• **Job**: Do not copy the pictures; transcribe all other material exactly.

____ Data block

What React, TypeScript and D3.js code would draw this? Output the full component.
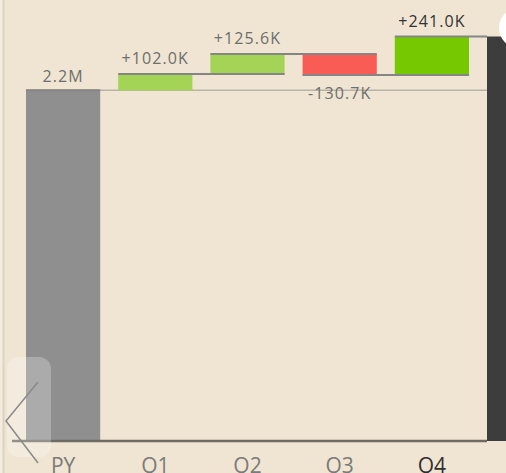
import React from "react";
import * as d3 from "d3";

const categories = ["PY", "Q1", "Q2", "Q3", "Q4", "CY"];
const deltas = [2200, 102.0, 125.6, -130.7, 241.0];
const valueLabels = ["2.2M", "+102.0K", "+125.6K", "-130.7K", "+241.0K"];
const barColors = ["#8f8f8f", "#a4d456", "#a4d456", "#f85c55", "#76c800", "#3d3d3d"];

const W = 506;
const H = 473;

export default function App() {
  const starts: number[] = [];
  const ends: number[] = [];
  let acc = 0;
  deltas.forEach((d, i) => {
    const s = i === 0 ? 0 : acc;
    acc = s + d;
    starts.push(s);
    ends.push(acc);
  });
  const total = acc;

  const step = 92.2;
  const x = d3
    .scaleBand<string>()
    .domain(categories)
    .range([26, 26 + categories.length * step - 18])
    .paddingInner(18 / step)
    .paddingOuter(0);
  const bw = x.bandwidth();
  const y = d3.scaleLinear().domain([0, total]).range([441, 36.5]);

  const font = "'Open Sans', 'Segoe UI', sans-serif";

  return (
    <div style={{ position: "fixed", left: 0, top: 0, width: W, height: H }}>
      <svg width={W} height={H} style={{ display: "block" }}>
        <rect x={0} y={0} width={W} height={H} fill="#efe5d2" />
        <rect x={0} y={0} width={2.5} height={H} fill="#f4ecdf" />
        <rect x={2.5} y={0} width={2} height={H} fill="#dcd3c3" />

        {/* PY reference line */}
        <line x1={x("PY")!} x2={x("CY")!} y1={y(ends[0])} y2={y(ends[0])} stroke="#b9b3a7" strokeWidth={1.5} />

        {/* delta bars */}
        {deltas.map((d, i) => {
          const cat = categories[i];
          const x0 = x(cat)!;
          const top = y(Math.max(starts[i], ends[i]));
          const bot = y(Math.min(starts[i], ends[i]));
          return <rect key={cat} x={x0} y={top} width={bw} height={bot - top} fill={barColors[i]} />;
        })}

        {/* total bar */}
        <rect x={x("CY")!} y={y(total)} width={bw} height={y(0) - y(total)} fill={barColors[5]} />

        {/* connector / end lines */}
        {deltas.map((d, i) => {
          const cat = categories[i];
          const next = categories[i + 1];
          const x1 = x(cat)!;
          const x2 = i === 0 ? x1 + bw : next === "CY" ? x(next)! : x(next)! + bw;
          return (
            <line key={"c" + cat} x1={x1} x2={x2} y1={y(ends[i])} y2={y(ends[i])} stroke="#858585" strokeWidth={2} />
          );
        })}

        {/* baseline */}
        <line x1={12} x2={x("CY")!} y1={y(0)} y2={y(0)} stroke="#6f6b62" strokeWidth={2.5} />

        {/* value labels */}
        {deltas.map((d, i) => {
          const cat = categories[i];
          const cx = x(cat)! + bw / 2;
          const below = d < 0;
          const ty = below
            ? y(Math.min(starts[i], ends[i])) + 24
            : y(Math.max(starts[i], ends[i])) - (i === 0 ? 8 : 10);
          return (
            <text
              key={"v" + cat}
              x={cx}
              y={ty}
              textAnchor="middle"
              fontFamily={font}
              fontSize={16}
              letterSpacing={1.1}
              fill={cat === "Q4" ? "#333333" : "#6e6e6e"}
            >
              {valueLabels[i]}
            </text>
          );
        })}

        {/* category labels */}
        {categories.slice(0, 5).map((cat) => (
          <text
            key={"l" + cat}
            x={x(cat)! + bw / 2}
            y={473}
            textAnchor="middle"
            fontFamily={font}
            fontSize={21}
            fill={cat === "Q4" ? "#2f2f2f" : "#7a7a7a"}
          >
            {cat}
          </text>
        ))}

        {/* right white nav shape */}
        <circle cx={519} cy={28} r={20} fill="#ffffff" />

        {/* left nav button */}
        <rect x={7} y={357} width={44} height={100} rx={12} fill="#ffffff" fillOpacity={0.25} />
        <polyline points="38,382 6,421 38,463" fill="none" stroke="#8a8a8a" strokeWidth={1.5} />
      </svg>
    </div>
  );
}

________

• **Problem solution**:
What React, TypeScript and D3.js code would draw this? Output the full component.
import React from "react";
import * as d3 from "d3";

const categories = ["PY", "Q1", "Q2", "Q3", "Q4", "CY"];
const deltas = [2200, 102.0, 125.6, -130.7, 241.0];
const valueLabels = ["2.2M", "+102.0K", "+125.6K", "-130.7K", "+241.0K"];
const barColors = ["#8f8f8f", "#a4d456", "#a4d456", "#f85c55", "#76c800", "#3d3d3d"];

const W = 506;
const H = 473;

export default function App() {
  const starts: number[] = [];
  const ends: number[] = [];
  let acc = 0;
  deltas.forEach((d, i) => {
    const s = i === 0 ? 0 : acc;
    acc = s + d;
    starts.push(s);
    ends.push(acc);
  });
  const total = acc;

  const step = 92.2;
  const x = d3
    .scaleBand<string>()
    .domain(categories)
    .range([26, 26 + categories.length * step - 18])
    .paddingInner(18 / step)
    .paddingOuter(0);
  const bw = x.bandwidth();
  const y = d3.scaleLinear().domain([0, total]).range([441, 36.5]);

  const font = "'Open Sans', 'Segoe UI', sans-serif";

  return (
    <div style={{ position: "fixed", left: 0, top: 0, width: W, height: H }}>
      <svg width={W} height={H} style={{ display: "block" }}>
        <rect x={0} y={0} width={W} height={H} fill="#efe5d2" />
        <rect x={0} y={0} width={2.5} height={H} fill="#f4ecdf" />
        <rect x={2.5} y={0} width={2} height={H} fill="#dcd3c3" />

        {/* PY reference line */}
        <line x1={x("PY")!} x2={x("CY")!} y1={y(ends[0])} y2={y(ends[0])} stroke="#b9b3a7" strokeWidth={1.5} />

        {/* delta bars */}
        {deltas.map((d, i) => {
          const cat = categories[i];
          const x0 = x(cat)!;
          const top = y(Math.max(starts[i], ends[i]));
          const bot = y(Math.min(starts[i], ends[i]));
          return <rect key={cat} x={x0} y={top} width={bw} height={bot - top} fill={barColors[i]} />;
        })}

        {/* total bar */}
        <rect x={x("CY")!} y={y(total)} width={bw} height={y(0) - y(total)} fill={barColors[5]} />

        {/* connector / end lines */}
        {deltas.map((d, i) => {
          const cat = categories[i];
          const next = categories[i + 1];
          const x1 = x(cat)!;
          const x2 = i === 0 ? x1 + bw : next === "CY" ? x(next)! : x(next)! + bw;
          return (
            <line key={"c" + cat} x1={x1} x2={x2} y1={y(ends[i])} y2={y(ends[i])} stroke="#858585" strokeWidth={2} />
          );
        })}

        {/* baseline */}
        <line x1={12} x2={x("CY")!} y1={y(0)} y2={y(0)} stroke="#6f6b62" strokeWidth={2.5} />

        {/* value labels */}
        {deltas.map((d, i) => {
          const cat = categories[i];
          const cx = x(cat)! + bw / 2;
          const below = d < 0;
          const ty = below
            ? y(Math.min(starts[i], ends[i])) + 24
            : y(Math.max(starts[i], ends[i])) - (i === 0 ? 8 : 10);
          return (
            <text
              key={"v" + cat}
              x={cx}
              y={ty}
              textAnchor="middle"
              fontFamily={font}
              fontSize={16}
              letterSpacing={1.1}
              fill={cat === "Q4" ? "#333333" : "#6e6e6e"}
            >
              {valueLabels[i]}
            </text>
          );
        })}

        {/* category labels */}
        {categories.slice(0, 5).map((cat) => (
          <text
            key={"l" + cat}
            x={x(cat)! + bw / 2}
            y={473}
            textAnchor="middle"
            fontFamily={font}
            fontSize={21}
            fill={cat === "Q4" ? "#2f2f2f" : "#7a7a7a"}
          >
            {cat}
          </text>
        ))}

        {/* right white nav shape */}
        <circle cx={519} cy={28} r={20} fill="#ffffff" />

        {/* left nav button */}
        <rect x={7} y={357} width={44} height={100} rx={12} fill="#ffffff" fillOpacity={0.25} />
        <polyline points="38,382 6,421 38,463" fill="none" stroke="#8a8a8a" strokeWidth={1.5} />
      </svg>
    </div>
  );
}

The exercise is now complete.